Grab the book "Professional SQL Server 2005 Performance Tuning" its pretty great.
You didn't mention your database. If it's not SQL Server, the specifics of how to get the data might be different, but the advice is fundamentally the same.
Look at indexing, for sure, but the first thing to do is to follow Blorgbeard's advice and scan for execution plans using Management Studio (again, if you are running SQL Server).
What I'm guessing you'll see is that for small date ranges, the optimizer picks a reasonable query plan, but that when the date range is large, it picks something completely different, likely involving either table scans or index scans, and possibly joins that lead to very large temporary recordsets.

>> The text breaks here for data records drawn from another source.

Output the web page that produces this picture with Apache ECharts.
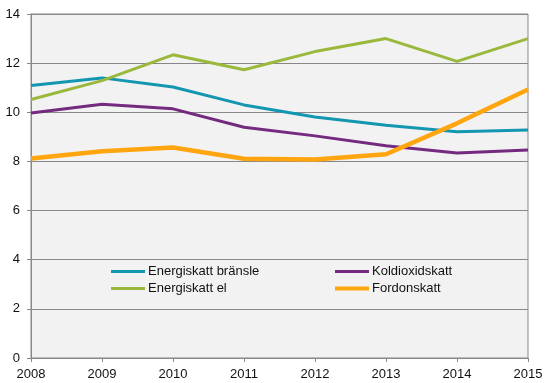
<!DOCTYPE html>
<html><head><meta charset="utf-8">
<script src="https://cdn.jsdelivr.net/npm/echarts@6/dist/echarts.min.js"></script>
<style>html,body{margin:0;padding:0;background:#fff}#c{width:548px;height:383px}</style>
</head><body><div id="c"></div>
<script>
const years = ['2008','2009','2010','2011','2012','2013','2014','2015'];
const energiskattBransle = [11.09, 11.40, 11.03, 10.30, 9.81, 9.47, 9.21, 9.28];
const energiskattEl = [10.52, 11.29, 12.34, 11.73, 12.47, 13.00, 12.07, 13.00];
const koldioxidskatt = [9.97, 10.33, 10.14, 9.39, 9.04, 8.64, 8.34, 8.47];
const fordonskatt = [8.12, 8.41, 8.57, 8.11, 8.08, 8.29, 9.55, 10.93];
const seriesNames = ['Energiskatt bränsle','Koldioxidskatt','Energiskatt el','Fordonskatt'];

const colors = {
  'Energiskatt bränsle':'#1396b0',
  'Koldioxidskatt':'#742a7f',
  'Energiskatt el':'#9ab93c',
  'Fordonskatt':'#ffa50f'
};
const chart = echarts.init(document.getElementById('c'), null, {renderer:'canvas'});
const font = 'Liberation Sans, Arial, sans-serif';
function leg(name, left, top){
  return {data:[{name:name, icon:'rect'}], left:left, top:top, itemWidth:34, itemHeight: name==='Fordonskatt'?4:3,
    padding:0, textStyle:{fontFamily:font,fontSize:13,color:'#111',padding:[0,0,0,-2]}, selectedMode:false};
}
function line(name, data, w){
  return {name:name, type:'line', data:data, symbol:'none', smooth:false, animation:false,
    lineStyle:{color:colors[name], width:w}, itemStyle:{color:colors[name]}, z: name==='Fordonskatt'?5:3};
}
chart.setOption({
  animation:false,
  grid:{left:31,right:20,top:14,bottom:25,show:true,backgroundColor:'#f2f2f2',borderColor:'#888',borderWidth:1},
  legend:[leg(seriesNames[0],111,265), leg(seriesNames[1],335,265), leg(seriesNames[2],111,282), leg(seriesNames[3],335,282)],
  xAxis:{type:'category',data:years,boundaryGap:false,
    axisLine:{lineStyle:{color:'#888'}},axisTick:{show:true,length:4,lineStyle:{color:'#888'}},
    axisLabel:{fontFamily:font,fontSize:13,color:'#111',margin:10},splitLine:{show:false}},
  yAxis:{type:'value',min:0,max:14,interval:2,
    axisLine:{show:true,lineStyle:{color:'#888'}},axisTick:{show:true,length:4,lineStyle:{color:'#888'}},
    axisLabel:{fontFamily:font,fontSize:13,color:'#111',margin:11},
    splitLine:{show:true,lineStyle:{color:'#888',width:1}}},
  series:[
    line('Energiskatt bränsle', energiskattBransle, 3),
    line('Koldioxidskatt', koldioxidskatt, 3),
    line('Energiskatt el', energiskattEl, 3),
    line('Fordonskatt', fordonskatt, 4.5)
  ]
});
</script></body></html>
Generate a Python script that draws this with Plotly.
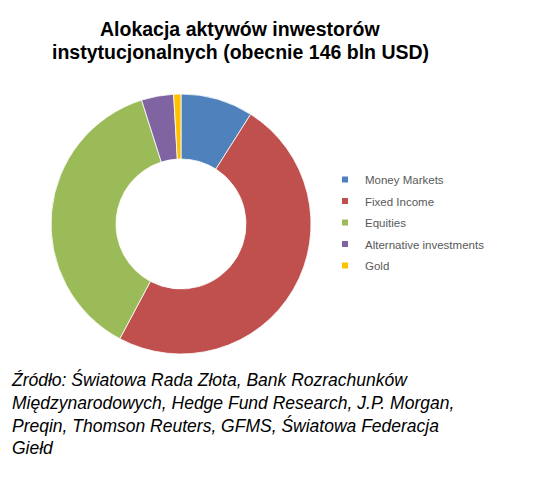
import plotly.graph_objects as go

# dane (udział w %)
labels = ["Money Markets", "Fixed Income", "Equities", "Alternative investments", "Gold"]
values = [9.0, 48.8, 37.3, 4.0, 0.9]
colors = ["#4F81BD", "#C0504D", "#9BBB59", "#8064A2", "#FFC000"]

title_lines = ["Alokacja aktywów inwestorów", "instytucjonalnych (obecnie 146 bln USD)"]
source_lines = [
    "Źródło: Światowa Rada Złota, Bank Rozrachunków",
    "Międzynarodowych, Hedge Fund Research, J.P. Morgan,",
    "Preqin, Thomson Reuters, GFMS, Światowa Federacja",
    "Giełd",
]

W, H = 560, 488
# strona ma 8px marginesu body, więc wszystko przesunięte o -8
cx, cy, r = 173, 216, 130

fig = go.Figure()

# donut
fig.add_trace(go.Pie(
    labels=labels,
    values=values,
    marker=dict(colors=colors, line=dict(color="white", width=0.8)),
    hole=0.5,
    sort=False,
    direction="clockwise",
    rotation=0,
    textinfo="none",
    showlegend=False,
    domain=dict(x=[(cx - r) / W, (cx + r) / W],
                y=[(H - cy - r) / H, (H - cy + r) / H]),
))

# legenda - małe kwadraty
for lab, col in zip(labels, colors):
    fig.add_trace(go.Scatter(
        x=[None], y=[None], mode="markers", name=lab, legendgroup=lab,
        marker=dict(symbol="square", size=6, color=col),
    ))

# tytuł - dwie linie osobno, żeby trzymać odstęp
for i, line in enumerate(title_lines):
    fig.add_annotation(
        text="<b>" + line + "</b>", xref="paper", yref="paper",
        x=232 / W, y=1 - (21 + 23 * i) / H,
        xanchor="center", yanchor="middle", showarrow=False,
        font=dict(family="Arial, Liberation Sans", size=19.5, color="black"),
    )

fig.add_annotation(
    text="<i>" + "<br>".join(source_lines) + "</i>", xref="paper", yref="paper",
    x=1 / W, y=1 - 359 / H, xanchor="left", yanchor="top", align="left",
    showarrow=False,
    font=dict(family="Arial, Liberation Sans", size=17.5, color="black"),
)

fig.update_layout(
    width=W, height=H,
    margin=dict(l=0, r=0, t=0, b=0),
    paper_bgcolor="white", plot_bgcolor="white",
    xaxis=dict(visible=False), yaxis=dict(visible=False),
    legend=dict(
        x=(357 - 40) / W, y=1 - 157 / H, xanchor="left", yanchor="top",
        tracegroupgap=2.5, bgcolor="rgba(0,0,0,0)",
        font=dict(family="Arial, Liberation Sans", size=11.5, color="#595959"),
    ),
)

fig.write_html("out.html")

The execution plan analyzer will reveal all of this.
A scan means that the optimizer thinks that grinding over the whole table or the whole index is cheaper for what you are trying to do than seeking specific values.
What you eventually want to do is get indexes and the syntax of your query set up such that you keep index seeks in the query plan for your query regardless of the date range, or, failing that, that the scans you require are filtered as well as you can manage to minimize temporary recordset size and thereby avoid excessive reads and I/O.
SELECT
a.id, a.date, a.time, a.signal, a.noise,a.site, b.active, a.table_key_id,
b.signal_strength, b.base_id, b.firmware
FROM
( SELECT * FROM adminuser.station
WHERE site = 1234 AND date >= '2009-03-20') AS a
JOIN
adminuser.base AS b
ON
a.id = b.base_id
Kind of rewrote the query, so as to first filter the desired rows then perform a join rather than perform a join then filter the result.
Rather than pulling * from the sub-query you can just select the columns you want, which might be little helpful.
May be this will of little help, in speeding things.
While this is valid in MySql, I am not sure of the sysbase syntax though.